● Aim
Set the data down again, exactly as it reads, but without the pictures.

── Data shown ──

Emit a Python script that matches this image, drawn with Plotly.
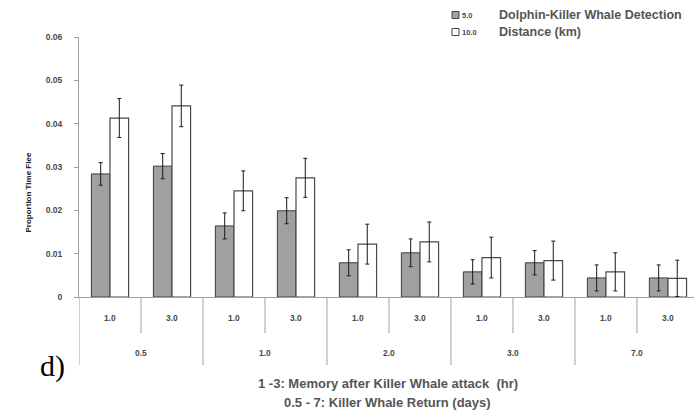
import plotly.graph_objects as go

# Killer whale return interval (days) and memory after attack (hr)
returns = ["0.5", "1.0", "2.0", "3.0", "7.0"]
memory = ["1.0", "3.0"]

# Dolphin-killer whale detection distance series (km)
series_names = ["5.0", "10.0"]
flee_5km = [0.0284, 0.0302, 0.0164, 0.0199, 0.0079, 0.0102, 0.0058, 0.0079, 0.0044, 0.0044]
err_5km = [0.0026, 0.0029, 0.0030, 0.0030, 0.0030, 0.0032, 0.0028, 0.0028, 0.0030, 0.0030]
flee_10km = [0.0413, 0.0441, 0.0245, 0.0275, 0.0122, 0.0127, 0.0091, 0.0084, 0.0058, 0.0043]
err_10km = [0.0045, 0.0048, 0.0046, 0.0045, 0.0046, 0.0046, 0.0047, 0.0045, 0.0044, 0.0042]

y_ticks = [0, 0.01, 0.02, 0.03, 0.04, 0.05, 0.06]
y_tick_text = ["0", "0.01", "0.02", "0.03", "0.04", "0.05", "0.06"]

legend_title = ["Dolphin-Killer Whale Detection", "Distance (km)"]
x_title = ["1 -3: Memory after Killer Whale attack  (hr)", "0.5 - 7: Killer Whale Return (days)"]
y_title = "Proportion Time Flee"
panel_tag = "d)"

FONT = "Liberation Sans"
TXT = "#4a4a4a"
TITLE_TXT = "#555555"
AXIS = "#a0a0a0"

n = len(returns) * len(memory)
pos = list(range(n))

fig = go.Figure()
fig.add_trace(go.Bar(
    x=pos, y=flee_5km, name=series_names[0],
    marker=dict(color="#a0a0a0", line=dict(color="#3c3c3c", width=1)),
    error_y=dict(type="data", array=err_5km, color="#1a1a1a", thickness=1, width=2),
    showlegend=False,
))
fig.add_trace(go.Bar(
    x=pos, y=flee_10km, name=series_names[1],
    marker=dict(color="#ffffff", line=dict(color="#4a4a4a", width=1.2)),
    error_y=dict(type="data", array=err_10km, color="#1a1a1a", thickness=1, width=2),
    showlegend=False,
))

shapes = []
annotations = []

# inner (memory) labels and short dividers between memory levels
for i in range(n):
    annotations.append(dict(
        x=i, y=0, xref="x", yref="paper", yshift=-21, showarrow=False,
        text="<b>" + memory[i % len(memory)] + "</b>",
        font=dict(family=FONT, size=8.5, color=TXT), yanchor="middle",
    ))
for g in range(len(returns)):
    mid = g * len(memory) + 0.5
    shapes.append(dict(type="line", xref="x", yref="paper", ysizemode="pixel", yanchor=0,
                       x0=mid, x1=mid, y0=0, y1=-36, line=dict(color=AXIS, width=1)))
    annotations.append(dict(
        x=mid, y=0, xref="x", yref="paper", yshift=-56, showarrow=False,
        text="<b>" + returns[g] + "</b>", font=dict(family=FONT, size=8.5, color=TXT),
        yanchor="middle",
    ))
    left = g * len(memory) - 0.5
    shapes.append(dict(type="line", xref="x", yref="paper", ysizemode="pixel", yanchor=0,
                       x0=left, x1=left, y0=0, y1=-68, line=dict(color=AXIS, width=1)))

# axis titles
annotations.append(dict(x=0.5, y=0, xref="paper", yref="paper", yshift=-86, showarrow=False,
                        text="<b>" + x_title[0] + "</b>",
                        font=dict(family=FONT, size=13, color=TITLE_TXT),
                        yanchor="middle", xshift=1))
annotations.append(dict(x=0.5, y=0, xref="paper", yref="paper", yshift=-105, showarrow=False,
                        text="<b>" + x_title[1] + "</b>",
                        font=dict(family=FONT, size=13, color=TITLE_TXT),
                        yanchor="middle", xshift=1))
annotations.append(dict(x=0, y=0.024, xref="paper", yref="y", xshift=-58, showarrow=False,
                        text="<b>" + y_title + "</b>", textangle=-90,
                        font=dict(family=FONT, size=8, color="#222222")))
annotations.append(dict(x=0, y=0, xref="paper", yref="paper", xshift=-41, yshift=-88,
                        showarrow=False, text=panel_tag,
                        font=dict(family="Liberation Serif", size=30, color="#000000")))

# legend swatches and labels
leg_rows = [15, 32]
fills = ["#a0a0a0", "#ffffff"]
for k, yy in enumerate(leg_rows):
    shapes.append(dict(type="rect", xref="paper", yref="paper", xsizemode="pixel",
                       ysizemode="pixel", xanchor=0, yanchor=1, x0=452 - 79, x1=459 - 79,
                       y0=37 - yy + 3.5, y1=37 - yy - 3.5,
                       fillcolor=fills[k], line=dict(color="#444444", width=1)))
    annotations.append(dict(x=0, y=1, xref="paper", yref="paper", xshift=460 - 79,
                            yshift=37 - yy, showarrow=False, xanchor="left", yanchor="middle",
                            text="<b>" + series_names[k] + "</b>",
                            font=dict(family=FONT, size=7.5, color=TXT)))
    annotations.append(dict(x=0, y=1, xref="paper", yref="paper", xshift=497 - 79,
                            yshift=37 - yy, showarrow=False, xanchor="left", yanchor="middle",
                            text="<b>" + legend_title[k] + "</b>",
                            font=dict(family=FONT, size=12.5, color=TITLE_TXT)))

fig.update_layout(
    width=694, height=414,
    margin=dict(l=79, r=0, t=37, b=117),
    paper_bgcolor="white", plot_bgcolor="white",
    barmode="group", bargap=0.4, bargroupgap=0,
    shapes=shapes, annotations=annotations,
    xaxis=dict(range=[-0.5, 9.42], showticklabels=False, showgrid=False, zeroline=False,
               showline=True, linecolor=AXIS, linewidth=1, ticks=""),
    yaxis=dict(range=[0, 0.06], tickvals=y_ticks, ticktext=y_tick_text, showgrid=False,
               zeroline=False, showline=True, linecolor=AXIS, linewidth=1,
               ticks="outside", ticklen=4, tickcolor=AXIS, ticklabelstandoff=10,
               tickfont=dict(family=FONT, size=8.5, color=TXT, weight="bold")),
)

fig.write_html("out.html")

───

● Written answer
Emit a Python script that matches this image, drawn with Plotly.
import plotly.graph_objects as go

# Killer whale return interval (days) and memory after attack (hr)
returns = ["0.5", "1.0", "2.0", "3.0", "7.0"]
memory = ["1.0", "3.0"]

# Dolphin-killer whale detection distance series (km)
series_names = ["5.0", "10.0"]
flee_5km = [0.0284, 0.0302, 0.0164, 0.0199, 0.0079, 0.0102, 0.0058, 0.0079, 0.0044, 0.0044]
err_5km = [0.0026, 0.0029, 0.0030, 0.0030, 0.0030, 0.0032, 0.0028, 0.0028, 0.0030, 0.0030]
flee_10km = [0.0413, 0.0441, 0.0245, 0.0275, 0.0122, 0.0127, 0.0091, 0.0084, 0.0058, 0.0043]
err_10km = [0.0045, 0.0048, 0.0046, 0.0045, 0.0046, 0.0046, 0.0047, 0.0045, 0.0044, 0.0042]

y_ticks = [0, 0.01, 0.02, 0.03, 0.04, 0.05, 0.06]
y_tick_text = ["0", "0.01", "0.02", "0.03", "0.04", "0.05", "0.06"]

legend_title = ["Dolphin-Killer Whale Detection", "Distance (km)"]
x_title = ["1 -3: Memory after Killer Whale attack  (hr)", "0.5 - 7: Killer Whale Return (days)"]
y_title = "Proportion Time Flee"
panel_tag = "d)"

FONT = "Liberation Sans"
TXT = "#4a4a4a"
TITLE_TXT = "#555555"
AXIS = "#a0a0a0"

n = len(returns) * len(memory)
pos = list(range(n))

fig = go.Figure()
fig.add_trace(go.Bar(
    x=pos, y=flee_5km, name=series_names[0],
    marker=dict(color="#a0a0a0", line=dict(color="#3c3c3c", width=1)),
    error_y=dict(type="data", array=err_5km, color="#1a1a1a", thickness=1, width=2),
    showlegend=False,
))
fig.add_trace(go.Bar(
    x=pos, y=flee_10km, name=series_names[1],
    marker=dict(color="#ffffff", line=dict(color="#4a4a4a", width=1.2)),
    error_y=dict(type="data", array=err_10km, color="#1a1a1a", thickness=1, width=2),
    showlegend=False,
))

shapes = []
annotations = []

# inner (memory) labels and short dividers between memory levels
for i in range(n):
    annotations.append(dict(
        x=i, y=0, xref="x", yref="paper", yshift=-21, showarrow=False,
        text="<b>" + memory[i % len(memory)] + "</b>",
        font=dict(family=FONT, size=8.5, color=TXT), yanchor="middle",
    ))
for g in range(len(returns)):
    mid = g * len(memory) + 0.5
    shapes.append(dict(type="line", xref="x", yref="paper", ysizemode="pixel", yanchor=0,
                       x0=mid, x1=mid, y0=0, y1=-36, line=dict(color=AXIS, width=1)))
    annotations.append(dict(
        x=mid, y=0, xref="x", yref="paper", yshift=-56, showarrow=False,
        text="<b>" + returns[g] + "</b>", font=dict(family=FONT, size=8.5, color=TXT),
        yanchor="middle",
    ))
    left = g * len(memory) - 0.5
    shapes.append(dict(type="line", xref="x", yref="paper", ysizemode="pixel", yanchor=0,
                       x0=left, x1=left, y0=0, y1=-68, line=dict(color=AXIS, width=1)))

# axis titles
annotations.append(dict(x=0.5, y=0, xref="paper", yref="paper", yshift=-86, showarrow=False,
                        text="<b>" + x_title[0] + "</b>",
                        font=dict(family=FONT, size=13, color=TITLE_TXT),
                        yanchor="middle", xshift=1))
annotations.append(dict(x=0.5, y=0, xref="paper", yref="paper", yshift=-105, showarrow=False,
                        text="<b>" + x_title[1] + "</b>",
                        font=dict(family=FONT, size=13, color=TITLE_TXT),
                        yanchor="middle", xshift=1))
annotations.append(dict(x=0, y=0.024, xref="paper", yref="y", xshift=-58, showarrow=False,
                        text="<b>" + y_title + "</b>", textangle=-90,
                        font=dict(family=FONT, size=8, color="#222222")))
annotations.append(dict(x=0, y=0, xref="paper", yref="paper", xshift=-41, yshift=-88,
                        showarrow=False, text=panel_tag,
                        font=dict(family="Liberation Serif", size=30, color="#000000")))

# legend swatches and labels
leg_rows = [15, 32]
fills = ["#a0a0a0", "#ffffff"]
for k, yy in enumerate(leg_rows):
    shapes.append(dict(type="rect", xref="paper", yref="paper", xsizemode="pixel",
                       ysizemode="pixel", xanchor=0, yanchor=1, x0=452 - 79, x1=459 - 79,
                       y0=37 - yy + 3.5, y1=37 - yy - 3.5,
                       fillcolor=fills[k], line=dict(color="#444444", width=1)))
    annotations.append(dict(x=0, y=1, xref="paper", yref="paper", xshift=460 - 79,
                            yshift=37 - yy, showarrow=False, xanchor="left", yanchor="middle",
                            text="<b>" + series_names[k] + "</b>",
                            font=dict(family=FONT, size=7.5, color=TXT)))
    annotations.append(dict(x=0, y=1, xref="paper", yref="paper", xshift=497 - 79,
                            yshift=37 - yy, showarrow=False, xanchor="left", yanchor="middle",
                            text="<b>" + legend_title[k] + "</b>",
                            font=dict(family=FONT, size=12.5, color=TITLE_TXT)))

fig.update_layout(
    width=694, height=414,
    margin=dict(l=79, r=0, t=37, b=117),
    paper_bgcolor="white", plot_bgcolor="white",
    barmode="group", bargap=0.4, bargroupgap=0,
    shapes=shapes, annotations=annotations,
    xaxis=dict(range=[-0.5, 9.42], showticklabels=False, showgrid=False, zeroline=False,
               showline=True, linecolor=AXIS, linewidth=1, ticks=""),
    yaxis=dict(range=[0, 0.06], tickvals=y_ticks, ticktext=y_tick_text, showgrid=False,
               zeroline=False, showline=True, linecolor=AXIS, linewidth=1,
               ticks="outside", ticklen=4, tickcolor=AXIS, ticklabelstandoff=10,
               tickfont=dict(family=FONT, size=8.5, color=TXT, weight="bold")),
)

fig.write_html("out.html")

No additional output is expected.